— Start —

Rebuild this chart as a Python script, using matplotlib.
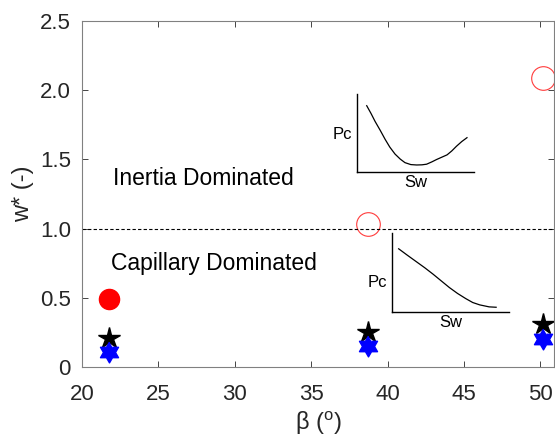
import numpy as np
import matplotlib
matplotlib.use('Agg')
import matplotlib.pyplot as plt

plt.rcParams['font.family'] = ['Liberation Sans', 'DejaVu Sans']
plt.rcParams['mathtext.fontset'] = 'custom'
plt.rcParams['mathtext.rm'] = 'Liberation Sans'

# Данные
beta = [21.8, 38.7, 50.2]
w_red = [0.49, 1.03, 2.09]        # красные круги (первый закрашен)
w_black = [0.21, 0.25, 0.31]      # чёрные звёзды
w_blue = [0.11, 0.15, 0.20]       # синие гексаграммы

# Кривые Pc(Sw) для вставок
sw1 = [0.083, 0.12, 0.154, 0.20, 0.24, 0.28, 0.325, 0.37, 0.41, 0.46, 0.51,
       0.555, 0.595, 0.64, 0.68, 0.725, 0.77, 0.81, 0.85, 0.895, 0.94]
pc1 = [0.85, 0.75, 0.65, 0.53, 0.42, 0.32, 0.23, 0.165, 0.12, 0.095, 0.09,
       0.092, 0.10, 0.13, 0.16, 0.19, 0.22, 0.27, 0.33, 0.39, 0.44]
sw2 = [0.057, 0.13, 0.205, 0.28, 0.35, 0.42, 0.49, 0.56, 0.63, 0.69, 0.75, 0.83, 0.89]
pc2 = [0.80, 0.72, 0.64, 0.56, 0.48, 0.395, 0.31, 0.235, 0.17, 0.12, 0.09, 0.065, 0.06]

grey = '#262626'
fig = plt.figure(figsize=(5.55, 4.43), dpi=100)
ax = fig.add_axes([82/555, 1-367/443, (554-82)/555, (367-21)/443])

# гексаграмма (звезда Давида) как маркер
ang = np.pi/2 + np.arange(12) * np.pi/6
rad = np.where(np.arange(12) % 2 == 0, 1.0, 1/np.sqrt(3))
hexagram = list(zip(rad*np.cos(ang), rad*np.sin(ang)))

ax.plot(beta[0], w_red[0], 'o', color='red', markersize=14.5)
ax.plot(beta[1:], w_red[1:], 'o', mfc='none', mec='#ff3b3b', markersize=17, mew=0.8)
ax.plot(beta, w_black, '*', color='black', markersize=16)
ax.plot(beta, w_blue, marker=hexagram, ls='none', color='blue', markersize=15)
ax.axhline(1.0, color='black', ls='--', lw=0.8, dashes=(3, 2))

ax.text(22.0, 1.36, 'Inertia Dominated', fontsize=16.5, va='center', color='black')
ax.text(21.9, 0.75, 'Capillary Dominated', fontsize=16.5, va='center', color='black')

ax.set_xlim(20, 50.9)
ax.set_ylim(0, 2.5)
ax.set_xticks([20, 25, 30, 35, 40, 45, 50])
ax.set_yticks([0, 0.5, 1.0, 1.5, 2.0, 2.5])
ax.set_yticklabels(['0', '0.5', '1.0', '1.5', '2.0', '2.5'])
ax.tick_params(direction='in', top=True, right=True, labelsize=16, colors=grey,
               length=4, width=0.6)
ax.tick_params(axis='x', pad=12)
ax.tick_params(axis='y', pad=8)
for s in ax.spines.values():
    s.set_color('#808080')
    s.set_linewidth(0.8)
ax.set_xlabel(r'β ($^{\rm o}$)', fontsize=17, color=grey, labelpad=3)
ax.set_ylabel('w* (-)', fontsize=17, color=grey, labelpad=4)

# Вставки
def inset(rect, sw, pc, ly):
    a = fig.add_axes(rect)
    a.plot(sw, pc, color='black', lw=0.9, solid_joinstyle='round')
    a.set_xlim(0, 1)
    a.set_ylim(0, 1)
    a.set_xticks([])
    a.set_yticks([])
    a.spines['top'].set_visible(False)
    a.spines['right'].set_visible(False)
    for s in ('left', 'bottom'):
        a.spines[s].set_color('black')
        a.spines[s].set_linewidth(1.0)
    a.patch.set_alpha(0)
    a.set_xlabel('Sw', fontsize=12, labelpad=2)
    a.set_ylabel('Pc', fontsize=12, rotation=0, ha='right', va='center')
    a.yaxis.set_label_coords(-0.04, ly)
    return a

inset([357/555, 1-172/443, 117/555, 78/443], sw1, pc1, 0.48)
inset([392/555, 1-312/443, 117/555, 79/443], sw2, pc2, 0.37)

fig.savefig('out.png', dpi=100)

— End —

* THE REQUEST:
Skipping the pictures, transcribe each line above exactly as it appears.

* TASK RESPONSE:
Rebuild this chart as a Python script, using matplotlib.
import numpy as np
import matplotlib
matplotlib.use('Agg')
import matplotlib.pyplot as plt

plt.rcParams['font.family'] = ['Liberation Sans', 'DejaVu Sans']
plt.rcParams['mathtext.fontset'] = 'custom'
plt.rcParams['mathtext.rm'] = 'Liberation Sans'

# Данные
beta = [21.8, 38.7, 50.2]
w_red = [0.49, 1.03, 2.09]        # красные круги (первый закрашен)
w_black = [0.21, 0.25, 0.31]      # чёрные звёзды
w_blue = [0.11, 0.15, 0.20]       # синие гексаграммы

# Кривые Pc(Sw) для вставок
sw1 = [0.083, 0.12, 0.154, 0.20, 0.24, 0.28, 0.325, 0.37, 0.41, 0.46, 0.51,
       0.555, 0.595, 0.64, 0.68, 0.725, 0.77, 0.81, 0.85, 0.895, 0.94]
pc1 = [0.85, 0.75, 0.65, 0.53, 0.42, 0.32, 0.23, 0.165, 0.12, 0.095, 0.09,
       0.092, 0.10, 0.13, 0.16, 0.19, 0.22, 0.27, 0.33, 0.39, 0.44]
sw2 = [0.057, 0.13, 0.205, 0.28, 0.35, 0.42, 0.49, 0.56, 0.63, 0.69, 0.75, 0.83, 0.89]
pc2 = [0.80, 0.72, 0.64, 0.56, 0.48, 0.395, 0.31, 0.235, 0.17, 0.12, 0.09, 0.065, 0.06]

grey = '#262626'
fig = plt.figure(figsize=(5.55, 4.43), dpi=100)
ax = fig.add_axes([82/555, 1-367/443, (554-82)/555, (367-21)/443])

# гексаграмма (звезда Давида) как маркер
ang = np.pi/2 + np.arange(12) * np.pi/6
rad = np.where(np.arange(12) % 2 == 0, 1.0, 1/np.sqrt(3))
hexagram = list(zip(rad*np.cos(ang), rad*np.sin(ang)))

ax.plot(beta[0], w_red[0], 'o', color='red', markersize=14.5)
ax.plot(beta[1:], w_red[1:], 'o', mfc='none', mec='#ff3b3b', markersize=17, mew=0.8)
ax.plot(beta, w_black, '*', color='black', markersize=16)
ax.plot(beta, w_blue, marker=hexagram, ls='none', color='blue', markersize=15)
ax.axhline(1.0, color='black', ls='--', lw=0.8, dashes=(3, 2))

ax.text(22.0, 1.36, 'Inertia Dominated', fontsize=16.5, va='center', color='black')
ax.text(21.9, 0.75, 'Capillary Dominated', fontsize=16.5, va='center', color='black')

ax.set_xlim(20, 50.9)
ax.set_ylim(0, 2.5)
ax.set_xticks([20, 25, 30, 35, 40, 45, 50])
ax.set_yticks([0, 0.5, 1.0, 1.5, 2.0, 2.5])
ax.set_yticklabels(['0', '0.5', '1.0', '1.5', '2.0', '2.5'])
ax.tick_params(direction='in', top=True, right=True, labelsize=16, colors=grey,
               length=4, width=0.6)
ax.tick_params(axis='x', pad=12)
ax.tick_params(axis='y', pad=8)
for s in ax.spines.values():
    s.set_color('#808080')
    s.set_linewidth(0.8)
ax.set_xlabel(r'β ($^{\rm o}$)', fontsize=17, color=grey, labelpad=3)
ax.set_ylabel('w* (-)', fontsize=17, color=grey, labelpad=4)

# Вставки
def inset(rect, sw, pc, ly):
    a = fig.add_axes(rect)
    a.plot(sw, pc, color='black', lw=0.9, solid_joinstyle='round')
    a.set_xlim(0, 1)
    a.set_ylim(0, 1)
    a.set_xticks([])
    a.set_yticks([])
    a.spines['top'].set_visible(False)
    a.spines['right'].set_visible(False)
    for s in ('left', 'bottom'):
        a.spines[s].set_color('black')
        a.spines[s].set_linewidth(1.0)
    a.patch.set_alpha(0)
    a.set_xlabel('Sw', fontsize=12, labelpad=2)
    a.set_ylabel('Pc', fontsize=12, rotation=0, ha='right', va='center')
    a.yaxis.set_label_coords(-0.04, ly)
    return a

inset([357/555, 1-172/443, 117/555, 78/443], sw1, pc1, 0.48)
inset([392/555, 1-312/443, 117/555, 79/443], sw2, pc2, 0.37)

fig.savefig('out.png', dpi=100)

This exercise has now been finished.